#### To be done
Narrow the data below down to the lines containing "script".

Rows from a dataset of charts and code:
* * * * * * * * *

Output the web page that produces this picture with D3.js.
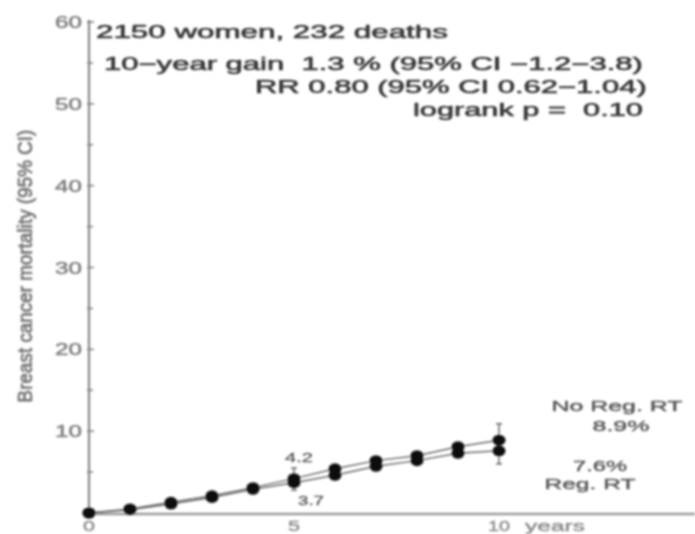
<!DOCTYPE html>
<html>
<head>
<meta charset="utf-8">
<script src="https://cdn.jsdelivr.net/npm/d3@7"></script>
<style>
  html, body { margin: 0; padding: 0; background: #fff; }
  svg { display: block; }
  text { font-family: "Liberation Sans", Arial, Helvetica, sans-serif; white-space: pre; }
</style>
</head>
<body>
<svg id="chart" width="695" height="534"></svg>
<script>
// Cumulative breast cancer mortality (%) by year of follow-up
const years = [0, 1, 2, 3, 4, 5, 6, 7, 8, 9, 10];
const noRegRT = [0, 0.5, 1.3, 2.1, 3.1, 4.2, 5.4, 6.4, 7.0, 8.1, 8.9];
const regRT   = [0, 0.4, 1.1, 1.9, 2.9, 3.7, 4.6, 5.7, 6.4, 7.3, 7.6];

// 95% CI whiskers shown at 5 and 10 years
const ciYears   = [5, 10];
const ciUpperNo = [5.5, 10.9];
const ciLowerRg = [2.8, 6.0];

const yTicks = [10, 20, 30, 40, 50, 60];
const yMinorTicks = [5, 15, 25, 35, 45, 55];
const xTicks = [0, 5, 10];

const statLines = [
  "2150 women, 232 deaths",
  "10\u2212year gain  1.3 % (95% CI \u22121.2\u22123.8)",
  "RR 0.80 (95% CI 0.62\u22121.04)",
  "logrank p =  0.10"
];

const svg = d3.select("#chart");

const defs = svg.append("defs");
defs.append("filter").attr("id", "soft")
  .attr("x", "-5%").attr("y", "-5%").attr("width", "110%").attr("height", "110%")
  .append("feGaussianBlur").attr("stdDeviation", 0.9);

const g = svg.append("g").attr("filter", "url(#soft)");

const x = d3.scaleLinear().domain([0, 15]).range([89, 704]);
const y = d3.scaleLinear().domain([0, 60]).range([513, 22]);

// Text fitted to a given width, optionally thickened and stretched vertically
function wideText(parent, opts) {
  const grp = parent.append("g");
  const t = grp.append("text")
    .attr("font-size", opts.size)
    .attr("fill", opts.fill)
    .text(opts.text);
  if (opts.heavy) {
    t.attr("stroke", opts.fill).attr("stroke-width", opts.heavy).attr("stroke-linejoin", "round");
  }
  const natural = t.node().getComputedTextLength();
  const sx = opts.width / natural;
  const sy = opts.sy || 1;
  let left = opts.x;
  if (opts.anchor === "middle") left = opts.x - opts.width / 2;
  if (opts.anchor === "end") left = opts.x - opts.width;
  grp.attr("transform", `translate(${left},${opts.y}) scale(${sx},${sy})`);
  return grp;
}

// Axes
g.append("line").attr("x1", x(0)).attr("x2", 695).attr("y1", y(0) + 1).attr("y2", y(0) + 1)
  .attr("stroke", "#9a9a9a").attr("stroke-width", 2.4);
g.append("line").attr("x1", x(0)).attr("x2", x(0)).attr("y1", y(60) - 2).attr("y2", y(0) + 1)
  .attr("stroke", "#858585").attr("stroke-width", 2.2);

const tickG = g.append("g");
tickG.selectAll("line.major").data(yTicks).join("line").attr("class", "major")
  .attr("x1", x(0) - 2).attr("x2", x(0) + 5)
  .attr("y1", d => y(d)).attr("y2", d => y(d))
  .attr("stroke", "#858585").attr("stroke-width", 1.6);
tickG.selectAll("line.minor").data(yMinorTicks).join("line").attr("class", "minor")
  .attr("x1", x(0) - 2).attr("x2", x(0) + 4)
  .attr("y1", d => y(d)).attr("y2", d => y(d))
  .attr("stroke", "#858585").attr("stroke-width", 1.6);

yTicks.forEach(v => {
  wideText(g, { text: String(v), x: 82, y: y(v) + 6, width: 27, size: 16,
    fill: "#808080", anchor: "end", heavy: 0.5 });
});

// X tick labels
xTicks.forEach(v => {
  wideText(g, { text: String(v), x: x(v), y: 531, width: v < 10 ? 12 : 22, size: 15,
    fill: "#8a8a8a", anchor: "middle", heavy: 0.4 });
});
wideText(g, { text: "years", x: 525, y: 531, width: 60, size: 15, fill: "#8a8a8a", heavy: 0.4 });

// Y axis title
const yTitle = g.append("g").attr("transform", "translate(32,266) rotate(-90)");
wideText(yTitle, { text: "Breast cancer mortality (95% CI)", x: 0, y: 0, width: 273,
  size: 14, sy: 1.45, fill: "#707070", anchor: "middle", heavy: 0.5 });

// Summary statistics
const statPos = [
  { x: 96,  y: 38,  w: 352 },
  { x: 104, y: 70,  w: 539 },
  { x: 255, y: 93,  w: 392 },
  { x: 413, y: 116, w: 230 }
];
statLines.forEach((s, i) => {
  wideText(g, { text: s, x: statPos[i].x, y: statPos[i].y, width: statPos[i].w,
    size: 18, fill: "#383838", heavy: 0.6 });
});

// Connecting lines
const line = d3.line().x((d, i) => x(years[i])).y(d => y(d));
[noRegRT, regRT].forEach(series => {
  g.append("path").datum(series)
    .attr("d", line).attr("fill", "none")
    .attr("stroke", "#6a6a6a").attr("stroke-width", 1.5);
});

// Confidence interval whiskers
ciYears.forEach((yr, i) => {
  const iy = years.indexOf(yr);
  const segs = [[noRegRT[iy], ciUpperNo[i]], [regRT[iy], ciLowerRg[i]]];
  segs.forEach(([a, b]) => {
    g.append("line").attr("x1", x(yr)).attr("x2", x(yr)).attr("y1", y(a)).attr("y2", y(b))
      .attr("stroke", "#555").attr("stroke-width", 1.3);
    g.append("line").attr("x1", x(yr) - 3).attr("x2", x(yr) + 3).attr("y1", y(b)).attr("y2", y(b))
      .attr("stroke", "#555").attr("stroke-width", 1.3);
  });
});

// Points
[noRegRT, regRT].forEach(series => {
  g.append("g").selectAll("ellipse").data(series).join("ellipse")
    .attr("cx", (d, i) => x(years[i])).attr("cy", d => y(d))
    .attr("rx", 6.5).attr("ry", 5.5).attr("fill", "#111");
});

// Value labels at 5 years
const i5 = years.indexOf(5);
wideText(g, { text: noRegRT[i5].toFixed(1), x: x(5) + 5, y: y(ciUpperNo[0]) - 6,
  width: 28, size: 13, fill: "#555", anchor: "middle", heavy: 0.3 });
wideText(g, { text: regRT[i5].toFixed(1), x: x(5) + 17, y: y(ciLowerRg[0]) + 15,
  width: 26, size: 13, fill: "#555", anchor: "middle", heavy: 0.3 });

// Group labels at 10 years
const i10 = years.indexOf(10);
const groupLabels = [
  { t: "No Reg. RT", cx: 617, y: 411, w: 131 },
  { t: noRegRT[i10].toFixed(1) + "%", cx: 621, y: 431, w: 57 },
  { t: regRT[i10].toFixed(1) + "%", cx: 600, y: 471, w: 54 },
  { t: "Reg. RT", cx: 590, y: 489, w: 91 }
];
groupLabels.forEach(d => {
  wideText(g, { text: d.t, x: d.cx, y: d.y, width: d.w, size: 15, fill: "#555",
    anchor: "middle", heavy: 0.4 });
});
</script>
</body>
</html>
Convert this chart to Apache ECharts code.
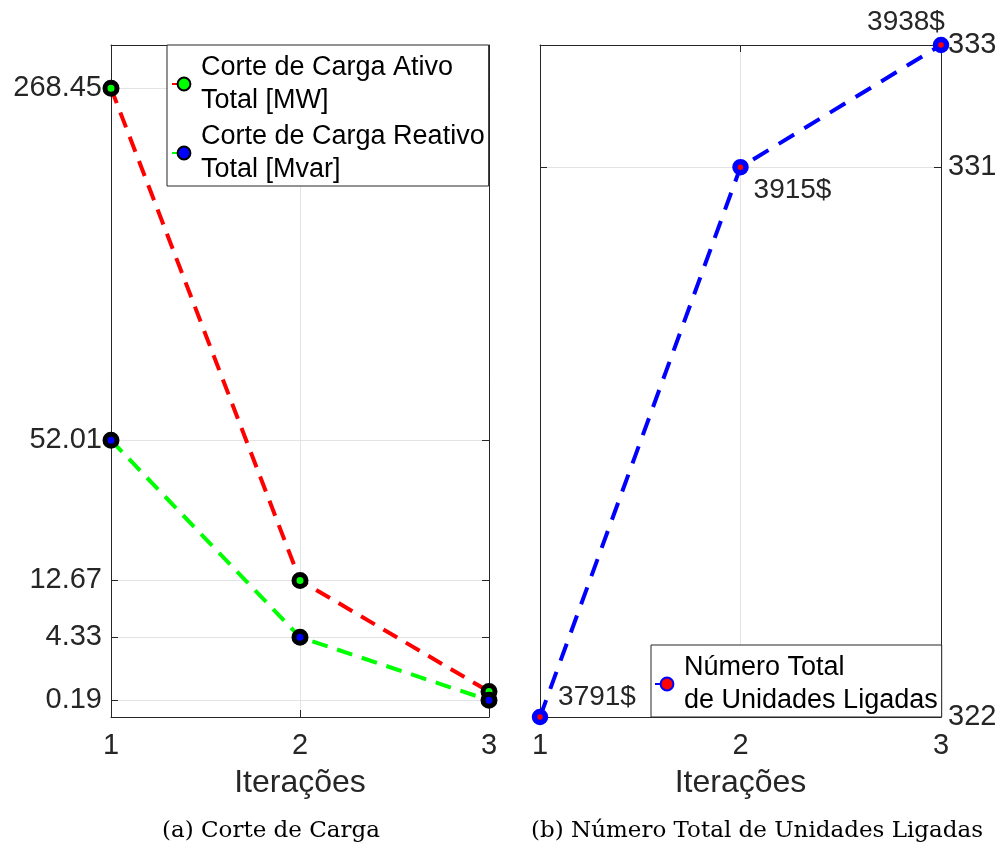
<!DOCTYPE html>
<html>
<head>
<meta charset="utf-8">
<script src="https://cdn.jsdelivr.net/npm/echarts@6/dist/echarts.min.js"></script>
<style>
html,body{margin:0;padding:0;background:#fff;}
#chart{width:1003px;height:847px;}
</style>
</head>
<body>
<div id="chart"></div>
<script>
// ---- data ----
const iterations = [1, 2, 3];
const activeCut = [268.45, 12.67, 0.44];     // Corte de Carga Ativo Total [MW]
const reactiveCut = [52.01, 4.33, 0.19];     // Corte de Carga Reativo Total [Mvar]
const leftTicks = [0.19, 4.33, 12.67, 52.01, 268.45];
const leftMax = 306.6;
const unitsOn = [322, 331, 333];             // Número Total de Unidades Ligadas
const costLabels = ['3791$', '3915$', '3938$'];
const rightTicks = [322, 331, 333];
const rightMin = 322, rightMax = 333;

const nameActive = 'Corte de Carga Ativo\nTotal [MW]';
const nameReactive = 'Corte de Carga Reativo\nTotal [Mvar]';
const nameUnits = 'Número Total\nde Unidades Ligadas';

// square-root scale helpers (left panel)
const tr = v => Math.sqrt(v);
const leftTickPos = leftTicks.map(tr);
function leftLabel(val) {
  let best = 0, d = Infinity;
  leftTickPos.forEach((p, i) => { const dd = Math.abs(p - val); if (dd < d) { d = dd; best = i; } });
  return leftTicks[best].toFixed(2);
}

const FONT = 'Liberation Sans, Arial, Helvetica, sans-serif';
const AX = '#262626';
const GRIDC = '#e3e3e3';

const G0 = {left: 111, top: 45, width: 378, height: 672};
const G1 = {left: 540, top: 45, width: 401, height: 672};

function xMain(gi) {
  return {
    type: 'value', gridIndex: gi, min: 1, max: 3, interval: 1, position: 'bottom',
    axisLine: {show: true, onZero: false, lineStyle: {color: AX, width: 1}},
    axisTick: {show: true, inside: true, length: 7, lineStyle: {color: AX}},
    axisLabel: {show: true, fontSize: 29, color: AX, fontFamily: FONT, margin: 14},
    splitLine: {show: true, lineStyle: {color: GRIDC, width: 1}},
    name: 'Iterações', nameLocation: 'middle', nameGap: 50,
    nameTextStyle: {fontSize: 32, color: AX, fontFamily: FONT}
  };
}
function xMirror(gi) {
  return {
    type: 'value', gridIndex: gi, min: 1, max: 3, interval: 1, position: 'top',
    axisLine: {show: true, onZero: false, lineStyle: {color: AX, width: 1}},
    axisTick: {show: true, inside: true, length: 7, lineStyle: {color: AX}},
    axisLabel: {show: false}, splitLine: {show: false}
  };
}

const option = {
  animation: false,
  backgroundColor: '#fff',
  grid: [
    Object.assign({containLabel: false}, G0),
    Object.assign({containLabel: false}, G1)
  ],
  xAxis: [xMain(0), xMirror(0), xMain(1), xMirror(1)],
  yAxis: [
    { // left panel, labelled, sqrt scale
      type: 'value', gridIndex: 0, min: 0, max: tr(leftMax), position: 'left',
      axisLine: {show: true, onZero: false, lineStyle: {color: AX}},
      axisTick: {show: true, inside: true, length: 7, lineStyle: {color: AX}, customValues: leftTickPos},
      axisLabel: {show: true, fontSize: 29, color: AX, fontFamily: FONT, margin: 9,
                  customValues: leftTickPos, formatter: leftLabel},
      splitLine: {show: true, lineStyle: {color: GRIDC}}
    },
    { // left panel mirror (right side)
      type: 'value', gridIndex: 0, min: 0, max: tr(leftMax), position: 'right',
      axisLine: {show: true, onZero: false, lineStyle: {color: AX}},
      axisTick: {show: true, inside: true, length: 7, lineStyle: {color: AX}, customValues: leftTickPos},
      axisLabel: {show: false}, splitLine: {show: false}
    },
    { // right panel, labelled on right
      type: 'value', gridIndex: 1, min: rightMin, max: rightMax, position: 'right',
      axisLine: {show: true, onZero: false, lineStyle: {color: AX}},
      axisTick: {show: true, inside: true, length: 7, lineStyle: {color: AX}, customValues: rightTicks},
      axisLabel: {show: true, fontSize: 29, color: AX, fontFamily: FONT, margin: 7,
                  customValues: rightTicks},
      splitLine: {show: true, lineStyle: {color: GRIDC}}
    },
    { // right panel mirror (left side)
      type: 'value', gridIndex: 1, min: rightMin, max: rightMax, position: 'left',
      axisLine: {show: true, onZero: false, lineStyle: {color: AX}},
      axisTick: {show: true, inside: true, length: 7, lineStyle: {color: AX}, customValues: rightTicks},
      axisLabel: {show: false}, splitLine: {show: false}
    }
  ],
  legend: [
    {
      data: [nameActive, nameReactive],
      orient: 'vertical', left: 167, top: 45,
      backgroundColor: '#fff', borderColor: AX, borderWidth: 1,
      padding: [6, 4, 0, 4], itemGap: 3, itemWidth: 24, itemHeight: 16,
      textStyle: {fontSize: 27, lineHeight: 33, color: '#000', fontFamily: FONT}
    },
    {
      data: [nameUnits],
      orient: 'vertical', left: 651, top: 645,
      backgroundColor: '#fff', borderColor: AX, borderWidth: 1,
      padding: [6, 4, 0, 3], itemWidth: 24, itemHeight: 16,
      textStyle: {fontSize: 27, lineHeight: 33, color: '#000', fontFamily: FONT}
    }
  ],
  series: [
    {
      name: nameActive, type: 'line', xAxisIndex: 0, yAxisIndex: 0, clip: false,
      data: iterations.map((x, i) => [x, tr(activeCut[i])]),
      symbol: 'circle', symbolSize: 12,
      lineStyle: {color: '#ff0000', width: 4, type: [16, 10]},
      itemStyle: {color: '#00ff00', borderColor: '#000', borderWidth: 5},
      z: 3
    },
    {
      name: nameReactive, type: 'line', xAxisIndex: 0, yAxisIndex: 0, clip: false,
      data: iterations.map((x, i) => [x, tr(reactiveCut[i])]),
      symbol: 'circle', symbolSize: 12,
      lineStyle: {color: '#00ff00', width: 4, type: [16, 10]},
      itemStyle: {color: '#0000ff', borderColor: '#000', borderWidth: 5},
      z: 4
    },
    {
      name: nameUnits, type: 'line', xAxisIndex: 2, yAxisIndex: 2, clip: false,
      data: iterations.map((x, i) => {
        const offs = [[57, -20], [52, 23], [-35, -23]];
        return {value: [x, unitsOn[i]],
                label: {show: true, formatter: costLabels[i], position: 'inside', offset: offs[i]}};
      }),
      symbol: 'circle', symbolSize: 11,
      lineStyle: {color: '#0000ff', width: 4, type: [18, 12]},
      itemStyle: {color: '#ff0000', borderColor: '#0000ff', borderWidth: 5.5},
      label: {fontSize: 28, color: AX, fontFamily: FONT},
      z: 3
    }
  ],
  graphic: [
    {type: 'text', x: 271, y: 831, style: {text: '(a) Corte de Carga', fontSize: 23,
      fontFamily: 'DejaVu Serif, serif', fill: '#000', align: 'center', verticalAlign: 'middle'}},
    {type: 'text', x: 757, y: 831, style: {text: '(b) Número Total de Unidades Ligadas', fontSize: 23,
      fontFamily: 'DejaVu Serif, serif', fill: '#000', align: 'center', verticalAlign: 'middle'}}
  ]
};

const chart = echarts.init(document.getElementById('chart'), null, {renderer: 'canvas'});
chart.setOption(option);
</script>
</body>
</html>
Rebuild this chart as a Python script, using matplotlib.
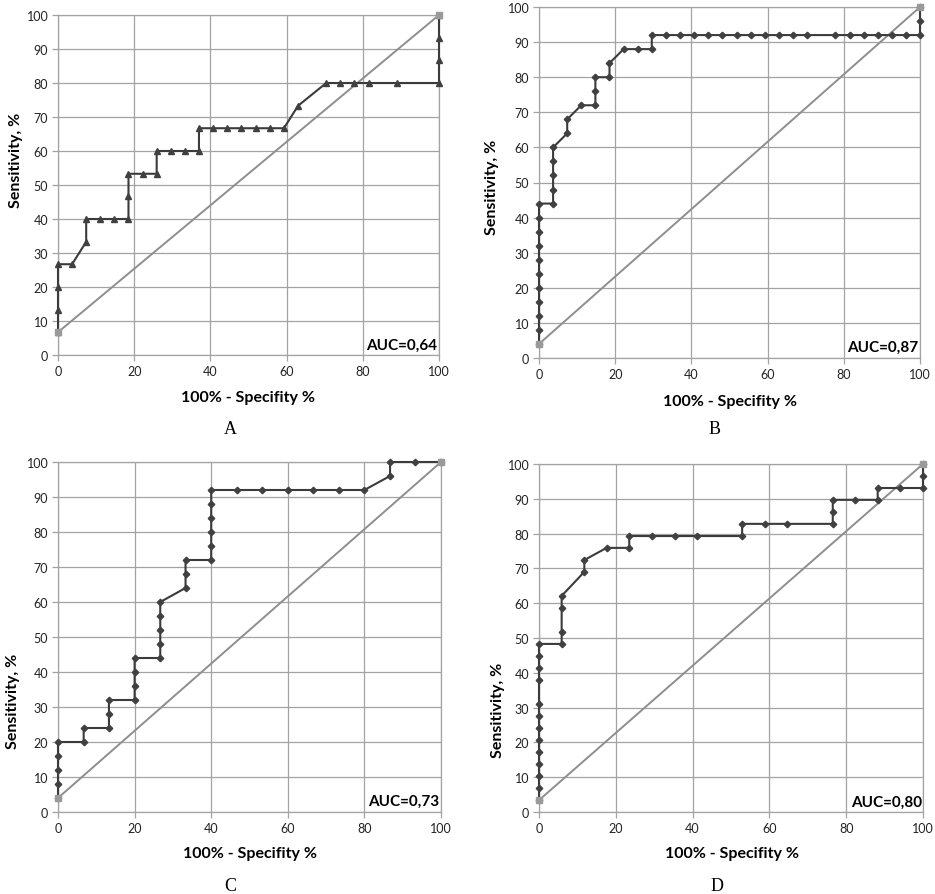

* * * * * * * * *

#### Final result
<script src="https://cdn.jsdelivr.net/npm/d3@7"></script>
<script>
</script>
<script src="https://cdn.jsdelivr.net/npm/echarts@6/dist/echarts.min.js"></script>
<script>
</script>
Rebuild this chart as a Python script, using matplotlib.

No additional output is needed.